> [SOURCE DATA]:
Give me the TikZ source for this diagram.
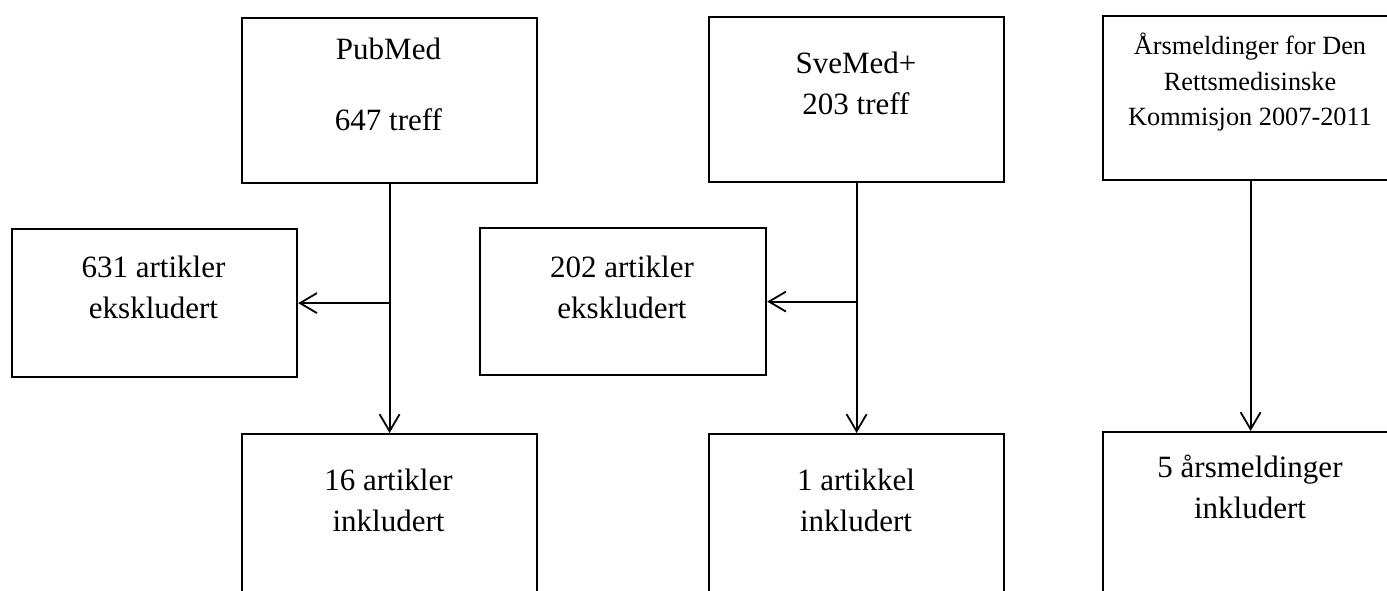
\documentclass[tikz,border=0pt]{standalone}
\usepackage{fontspec}
\setmainfont{Liberation Serif}
\usetikzlibrary{arrows.meta}
\tikzset{
  box/.style={draw, line width=2.2pt, rectangle, inner sep=0pt, minimum width=295pt, anchor=north west},
  txt/.style={align=center, inner sep=0pt, anchor=base, font=\fontsize{31}{41}\selectfont},
  smalltxt/.style={align=center, inner sep=0pt, anchor=base, font=\fontsize{26.3}{35.5}\selectfont},
  flow/.style={line width=2.2pt, -{Straight Barb[length=17pt,width=20pt,line width=1.8pt]}},
}
\begin{document}
\begin{tikzpicture}[x=1pt,y=-1pt]
\useasboundingbox (0,0) rectangle (1387,591);
\clip (0,0) rectangle (1387,591);
% top boxes
\node[box, minimum height=165pt] (pub) at (241,17) {};
\node[box, minimum height=165pt] (sve) at (708,16) {};
\node[box, minimum height=164pt] (ars) at (1102,15) {};
% exclusion boxes
\node[box, minimum width=285pt, minimum height=148pt] (ex1) at (11,228) {};
\node[box, minimum width=286pt, minimum height=147pt] (ex2) at (479,227) {};
% inclusion boxes
\node[box, minimum height=220pt] (inc1) at (241,433) {};
\node[box, minimum height=220pt] (inc2) at (708,433) {};
\node[box, minimum height=220pt] (inc3) at (1102,431) {};
% texts (base anchor = baseline of the last line)
\node[txt] (pubT1) at (388.5,60) {PubMed};
\node[txt] (pubT2) at (388.5,131) {647 treff};
\node[txt] (sveT) at (856,115) {SveMed+\\203 treff};
\node[smalltxt] (arsT) at (1250,126) {Årsmeldinger for Den\\Rettsmedisinske\\Kommisjon 2007-2011};
\node[txt] (ex1T) at (153.5,318) {631 artikler\\ekskludert};
\node[txt] (ex2T) at (622,318) {202 artikler\\ekskludert};
\node[txt] (inc1T) at (388.5,531) {16 artikler\\inkludert};
\node[txt] (inc2T) at (856,531) {1 artikkel\\inkludert};
\node[txt] (inc3T) at (1250,518) {5 årsmeldinger\\inkludert};
% connectors
\draw[flow] (pub.south) -- (inc1.north);
\draw[flow] (pub.south |- ex1.east) -- (ex1.east);
\draw[flow] (sve.south) -- (inc2.north);
\draw[flow] (sve.south |- ex2.east) -- (ex2.east);
\draw[flow] (ars.south) -- (inc3.north);
\end{tikzpicture}
\end{document}
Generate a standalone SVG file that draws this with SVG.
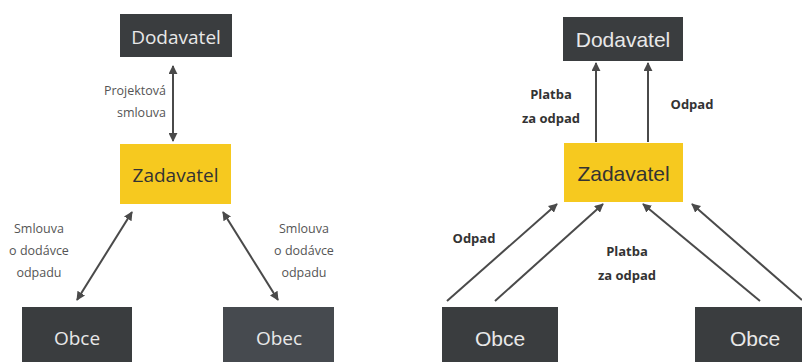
<svg xmlns="http://www.w3.org/2000/svg" width="802" height="362" viewBox="0 0 802 362">
<defs>
<style>
.dark{fill:#3a3d3f}
.dark2{fill:#464a4f}
.yel{fill:#f6c91f}
.nt{font-family:"Open Sans","Liberation Sans",sans-serif;font-size:19px;text-anchor:middle}
.nr{font-family:"Liberation Sans",Arial,sans-serif;font-size:21px;text-anchor:middle}
.wt{fill:#e8e8e8}
.bt{fill:#333}
.lbl{font-family:"Open Sans","Liberation Sans",sans-serif;font-size:12.5px;fill:#555;text-anchor:middle}
.lbl.end{text-anchor:end}
.lblb{font-family:"Open Sans","Liberation Sans",sans-serif;font-size:13px;font-weight:bold;fill:#333;text-anchor:middle}
.conn line{stroke:#4a4a4a;stroke-width:2}
.c2 line{marker-start:url(#ah2);marker-end:url(#ah)}
.c1 line{marker-end:url(#ah)}
</style>
<marker id="ah" viewBox="0 0 10 10" refX="9" refY="5" markerWidth="4.5" markerHeight="4.5" orient="auto" markerUnits="strokeWidth">
<path d="M0,0 L10,5 L0,10 z" fill="#4a4a4a"/>
</marker>
<marker id="ah2" viewBox="0 0 10 10" refX="1" refY="5" markerWidth="4.5" markerHeight="4.5" orient="auto" markerUnits="strokeWidth">
<path d="M10,0 L0,5 L10,10 z" fill="#4a4a4a"/>
</marker>
</defs>
<rect width="802" height="362" fill="#fff"/>

<!-- Left diagram -->
<g id="l-dodavatel"><rect class="dark" x="120" y="14" width="112" height="43"/><text class="nt wt" x="176" y="44" font-size="20">Dodavatel</text></g>
<g id="l-zadavatel"><rect class="yel" x="120" y="144" width="111" height="60"/><text class="nt bt" x="175.5" y="182" font-size="20">Zadavatel</text></g>
<g id="l-obce"><rect class="dark" x="22" y="307" width="110" height="60"/><text class="nt wt" x="77" y="345" font-size="20">Obce</text></g>
<g id="l-obec"><rect class="dark2" x="223" y="307" width="111" height="60"/><text class="nt wt" x="279" y="345" font-size="20">Obec</text></g>

<!-- Right diagram -->
<g id="r-dodavatel"><rect class="dark" x="563" y="17" width="120" height="44"/><text class="nr wt" x="623" y="47">Dodavatel</text></g>
<g id="r-zadavatel"><rect class="yel" x="564" y="143" width="119" height="59"/><text class="nr bt" x="623.5" y="181" font-size="22">Zadavatel</text></g>
<g id="r-obce1"><rect class="dark" x="442" y="307" width="116" height="60"/><text class="nr wt" x="500" y="346" font-size="22">Obce</text></g>
<g id="r-obce2"><rect class="dark" x="695" y="307" width="120" height="60"/><text class="nr wt" x="755" y="346" font-size="22">Obce</text></g>

<g id="connectors" class="conn">
<g class="c2">
<line x1="173" y1="66" x2="173" y2="141"/>
<line x1="132" y1="212" x2="77" y2="300"/>
<line x1="223" y1="212" x2="278" y2="300"/>
</g>
<g class="c1">
<line x1="596" y1="142" x2="596" y2="63"/>
<line x1="648" y1="142" x2="648" y2="63"/>
<line x1="447" y1="301" x2="557" y2="204"/>
<line x1="495" y1="301" x2="603" y2="204"/>
<line x1="760" y1="301" x2="643" y2="204"/>
<line x1="802" y1="300" x2="692" y2="204"/>
</g>
</g>

<g id="labels">
<text class="lbl end" x="166" y="95">Projektová</text>
<text class="lbl end" x="166" y="117">smlouva</text>
<text class="lbl" x="39" y="233">Smlouva</text>
<text class="lbl" x="39" y="255">o dodávce</text>
<text class="lbl" x="39" y="277">odpadu</text>
<text class="lbl" x="304" y="233">Smlouva</text>
<text class="lbl" x="304" y="255">o dodávce</text>
<text class="lbl" x="304" y="277">odpadu</text>
<text class="lblb" x="551" y="99">Platba</text>
<text class="lblb" x="551" y="123">za odpad</text>
<text class="lblb" x="692" y="109">Odpad</text>
<text class="lblb" x="474" y="243">Odpad</text>
<text class="lblb" x="627" y="256">Platba</text>
<text class="lblb" x="627" y="280">za odpad</text>
</g>
</svg>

> [EXERCISE BRIEF]:
Show each line holding the word "diagram".

> [TASK OUTPUT]:
Give me the TikZ source for this diagram.
<!-- Left diagram -->
<!-- Right diagram -->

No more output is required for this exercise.